Supplied material:
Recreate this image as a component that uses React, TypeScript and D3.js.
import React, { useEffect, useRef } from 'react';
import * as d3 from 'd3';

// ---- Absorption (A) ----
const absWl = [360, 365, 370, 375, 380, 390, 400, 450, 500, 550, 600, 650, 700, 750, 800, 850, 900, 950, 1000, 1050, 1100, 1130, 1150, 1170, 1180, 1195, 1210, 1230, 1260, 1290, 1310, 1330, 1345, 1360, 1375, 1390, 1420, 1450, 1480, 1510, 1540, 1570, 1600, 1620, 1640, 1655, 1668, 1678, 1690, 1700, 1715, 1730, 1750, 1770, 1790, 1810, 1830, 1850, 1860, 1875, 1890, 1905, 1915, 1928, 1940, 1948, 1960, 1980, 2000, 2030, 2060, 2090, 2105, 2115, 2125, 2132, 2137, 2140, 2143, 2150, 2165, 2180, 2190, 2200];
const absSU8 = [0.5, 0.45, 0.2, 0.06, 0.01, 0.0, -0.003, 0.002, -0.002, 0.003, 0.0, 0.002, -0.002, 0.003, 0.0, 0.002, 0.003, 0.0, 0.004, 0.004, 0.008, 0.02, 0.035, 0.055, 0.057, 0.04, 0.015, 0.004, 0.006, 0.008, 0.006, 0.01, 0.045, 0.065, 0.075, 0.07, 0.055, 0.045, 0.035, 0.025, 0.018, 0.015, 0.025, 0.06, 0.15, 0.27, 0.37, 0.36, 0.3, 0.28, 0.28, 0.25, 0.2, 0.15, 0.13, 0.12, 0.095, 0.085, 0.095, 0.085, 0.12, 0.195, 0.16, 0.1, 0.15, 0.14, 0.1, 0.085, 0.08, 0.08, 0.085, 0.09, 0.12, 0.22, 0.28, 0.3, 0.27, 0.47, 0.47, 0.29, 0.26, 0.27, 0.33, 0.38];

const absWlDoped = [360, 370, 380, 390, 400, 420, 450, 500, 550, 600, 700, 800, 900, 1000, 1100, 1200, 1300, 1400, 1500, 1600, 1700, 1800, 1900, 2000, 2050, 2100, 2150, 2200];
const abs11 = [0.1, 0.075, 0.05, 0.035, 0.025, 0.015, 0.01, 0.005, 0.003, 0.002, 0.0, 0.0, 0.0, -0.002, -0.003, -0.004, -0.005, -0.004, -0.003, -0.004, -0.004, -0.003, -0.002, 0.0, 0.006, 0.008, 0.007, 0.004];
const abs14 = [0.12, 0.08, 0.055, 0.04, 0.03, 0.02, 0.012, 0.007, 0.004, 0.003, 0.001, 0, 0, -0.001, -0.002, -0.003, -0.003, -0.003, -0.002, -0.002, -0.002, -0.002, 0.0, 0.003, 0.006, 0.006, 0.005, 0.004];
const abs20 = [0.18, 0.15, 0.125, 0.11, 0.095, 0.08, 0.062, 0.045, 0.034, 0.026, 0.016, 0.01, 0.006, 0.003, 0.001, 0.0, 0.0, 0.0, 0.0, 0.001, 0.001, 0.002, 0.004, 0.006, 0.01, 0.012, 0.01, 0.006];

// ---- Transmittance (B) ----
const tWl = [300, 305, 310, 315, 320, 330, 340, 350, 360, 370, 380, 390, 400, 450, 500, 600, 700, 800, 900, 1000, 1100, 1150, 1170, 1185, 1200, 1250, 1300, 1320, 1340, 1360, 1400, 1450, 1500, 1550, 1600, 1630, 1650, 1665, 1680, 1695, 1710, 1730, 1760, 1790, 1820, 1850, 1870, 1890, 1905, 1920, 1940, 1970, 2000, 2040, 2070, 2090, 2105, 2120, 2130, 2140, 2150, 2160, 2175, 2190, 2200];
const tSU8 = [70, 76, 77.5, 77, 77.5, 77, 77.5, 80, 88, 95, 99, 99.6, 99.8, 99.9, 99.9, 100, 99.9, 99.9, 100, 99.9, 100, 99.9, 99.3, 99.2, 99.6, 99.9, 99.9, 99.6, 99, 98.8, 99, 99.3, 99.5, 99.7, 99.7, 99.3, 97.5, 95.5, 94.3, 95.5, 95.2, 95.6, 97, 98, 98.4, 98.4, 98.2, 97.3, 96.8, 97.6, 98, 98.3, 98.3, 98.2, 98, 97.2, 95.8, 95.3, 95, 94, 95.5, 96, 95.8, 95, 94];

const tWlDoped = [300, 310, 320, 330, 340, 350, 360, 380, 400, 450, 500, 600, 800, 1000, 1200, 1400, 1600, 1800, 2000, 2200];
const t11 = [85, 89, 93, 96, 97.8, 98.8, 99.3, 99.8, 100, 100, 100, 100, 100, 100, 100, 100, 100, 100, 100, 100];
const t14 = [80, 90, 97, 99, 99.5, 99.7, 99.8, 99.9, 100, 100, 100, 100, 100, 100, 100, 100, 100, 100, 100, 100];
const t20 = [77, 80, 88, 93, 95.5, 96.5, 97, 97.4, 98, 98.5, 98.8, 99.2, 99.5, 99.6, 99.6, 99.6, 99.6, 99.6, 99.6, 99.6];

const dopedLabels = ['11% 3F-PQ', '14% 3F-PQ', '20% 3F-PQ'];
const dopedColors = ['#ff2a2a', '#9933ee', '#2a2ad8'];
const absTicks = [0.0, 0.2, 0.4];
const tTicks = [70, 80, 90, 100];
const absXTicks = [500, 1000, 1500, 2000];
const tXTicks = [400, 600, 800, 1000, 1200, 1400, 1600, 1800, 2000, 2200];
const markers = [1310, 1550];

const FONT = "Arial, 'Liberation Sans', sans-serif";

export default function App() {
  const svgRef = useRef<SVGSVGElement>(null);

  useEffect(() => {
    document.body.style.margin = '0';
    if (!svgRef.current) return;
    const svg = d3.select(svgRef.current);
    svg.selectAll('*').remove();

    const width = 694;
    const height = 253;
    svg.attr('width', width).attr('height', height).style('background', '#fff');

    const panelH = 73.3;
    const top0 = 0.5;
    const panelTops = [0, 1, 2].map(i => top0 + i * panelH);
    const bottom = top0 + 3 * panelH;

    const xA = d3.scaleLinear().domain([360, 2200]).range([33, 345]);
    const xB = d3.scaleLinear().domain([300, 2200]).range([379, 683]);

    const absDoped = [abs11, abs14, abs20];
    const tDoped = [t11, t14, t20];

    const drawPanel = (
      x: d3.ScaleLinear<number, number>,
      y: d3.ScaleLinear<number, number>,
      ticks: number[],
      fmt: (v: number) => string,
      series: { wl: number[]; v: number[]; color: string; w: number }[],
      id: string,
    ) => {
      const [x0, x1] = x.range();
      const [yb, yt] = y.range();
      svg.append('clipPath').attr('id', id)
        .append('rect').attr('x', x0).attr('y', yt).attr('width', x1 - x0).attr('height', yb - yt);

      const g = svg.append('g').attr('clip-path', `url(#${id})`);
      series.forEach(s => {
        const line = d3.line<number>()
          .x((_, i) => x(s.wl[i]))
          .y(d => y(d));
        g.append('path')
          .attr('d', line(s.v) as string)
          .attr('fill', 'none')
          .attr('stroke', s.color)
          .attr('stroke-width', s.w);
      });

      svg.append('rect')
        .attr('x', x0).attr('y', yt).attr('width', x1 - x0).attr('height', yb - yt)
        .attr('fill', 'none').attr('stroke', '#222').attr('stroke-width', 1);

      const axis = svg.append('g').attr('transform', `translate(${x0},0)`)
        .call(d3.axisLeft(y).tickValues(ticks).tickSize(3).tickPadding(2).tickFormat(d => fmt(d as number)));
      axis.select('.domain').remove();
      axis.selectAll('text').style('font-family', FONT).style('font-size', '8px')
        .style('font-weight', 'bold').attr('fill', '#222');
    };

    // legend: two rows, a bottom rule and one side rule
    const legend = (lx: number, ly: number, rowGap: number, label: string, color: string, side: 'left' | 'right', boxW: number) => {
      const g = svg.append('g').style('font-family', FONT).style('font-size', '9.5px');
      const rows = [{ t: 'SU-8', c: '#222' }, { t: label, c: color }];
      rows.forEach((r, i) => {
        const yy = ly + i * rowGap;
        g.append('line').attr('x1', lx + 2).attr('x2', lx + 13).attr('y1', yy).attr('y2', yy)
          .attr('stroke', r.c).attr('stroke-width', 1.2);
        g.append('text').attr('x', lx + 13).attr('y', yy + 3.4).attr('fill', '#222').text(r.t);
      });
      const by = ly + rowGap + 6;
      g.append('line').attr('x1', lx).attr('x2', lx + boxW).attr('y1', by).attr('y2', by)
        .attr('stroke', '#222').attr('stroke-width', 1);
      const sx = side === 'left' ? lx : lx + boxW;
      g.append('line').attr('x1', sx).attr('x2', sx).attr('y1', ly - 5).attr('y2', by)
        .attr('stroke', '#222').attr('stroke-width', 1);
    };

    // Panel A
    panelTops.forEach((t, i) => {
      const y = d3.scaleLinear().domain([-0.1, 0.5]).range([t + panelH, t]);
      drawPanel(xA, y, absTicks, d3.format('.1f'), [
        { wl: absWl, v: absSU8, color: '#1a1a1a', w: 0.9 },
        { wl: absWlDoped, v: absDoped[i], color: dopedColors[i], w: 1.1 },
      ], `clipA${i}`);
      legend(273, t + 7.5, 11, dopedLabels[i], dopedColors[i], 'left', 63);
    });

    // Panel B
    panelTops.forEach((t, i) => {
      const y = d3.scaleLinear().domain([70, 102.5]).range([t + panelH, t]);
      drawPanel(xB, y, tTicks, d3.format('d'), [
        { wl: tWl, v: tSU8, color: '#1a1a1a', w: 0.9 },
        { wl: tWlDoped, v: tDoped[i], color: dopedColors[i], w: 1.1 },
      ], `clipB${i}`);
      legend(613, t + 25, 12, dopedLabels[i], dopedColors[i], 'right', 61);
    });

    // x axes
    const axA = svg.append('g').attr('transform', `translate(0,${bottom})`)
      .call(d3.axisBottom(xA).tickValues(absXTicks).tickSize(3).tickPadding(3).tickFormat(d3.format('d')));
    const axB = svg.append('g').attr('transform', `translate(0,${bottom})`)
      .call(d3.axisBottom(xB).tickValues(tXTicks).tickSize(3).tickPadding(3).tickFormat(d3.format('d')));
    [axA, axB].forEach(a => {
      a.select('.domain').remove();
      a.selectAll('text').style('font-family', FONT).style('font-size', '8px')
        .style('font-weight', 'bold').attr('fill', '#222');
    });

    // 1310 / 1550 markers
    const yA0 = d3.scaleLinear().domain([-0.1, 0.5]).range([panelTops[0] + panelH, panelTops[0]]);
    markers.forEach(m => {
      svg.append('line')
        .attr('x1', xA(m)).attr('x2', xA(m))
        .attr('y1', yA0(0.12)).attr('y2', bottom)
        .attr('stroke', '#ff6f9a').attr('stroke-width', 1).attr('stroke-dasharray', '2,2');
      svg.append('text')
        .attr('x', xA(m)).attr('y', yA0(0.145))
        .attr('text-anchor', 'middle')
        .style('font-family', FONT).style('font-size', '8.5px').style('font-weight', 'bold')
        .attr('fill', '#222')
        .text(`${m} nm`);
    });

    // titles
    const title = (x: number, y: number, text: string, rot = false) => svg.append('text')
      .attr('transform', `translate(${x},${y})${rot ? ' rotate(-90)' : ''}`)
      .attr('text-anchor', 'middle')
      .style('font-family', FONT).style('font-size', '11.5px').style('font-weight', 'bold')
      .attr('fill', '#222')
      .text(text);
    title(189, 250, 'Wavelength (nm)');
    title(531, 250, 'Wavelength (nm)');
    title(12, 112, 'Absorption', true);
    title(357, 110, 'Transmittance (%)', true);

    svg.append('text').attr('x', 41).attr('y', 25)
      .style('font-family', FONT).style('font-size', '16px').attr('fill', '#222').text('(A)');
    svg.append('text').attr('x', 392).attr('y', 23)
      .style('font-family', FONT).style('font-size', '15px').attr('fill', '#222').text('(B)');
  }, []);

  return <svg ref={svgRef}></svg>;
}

Written task: Reprint the data above from the opening line to the line holding "import * as d3 from 'd3';", inclusive, and nothing else.

Task solution:
Recreate this image as a component that uses React, TypeScript and D3.js.
import React, { useEffect, useRef } from 'react';
import * as d3 from 'd3';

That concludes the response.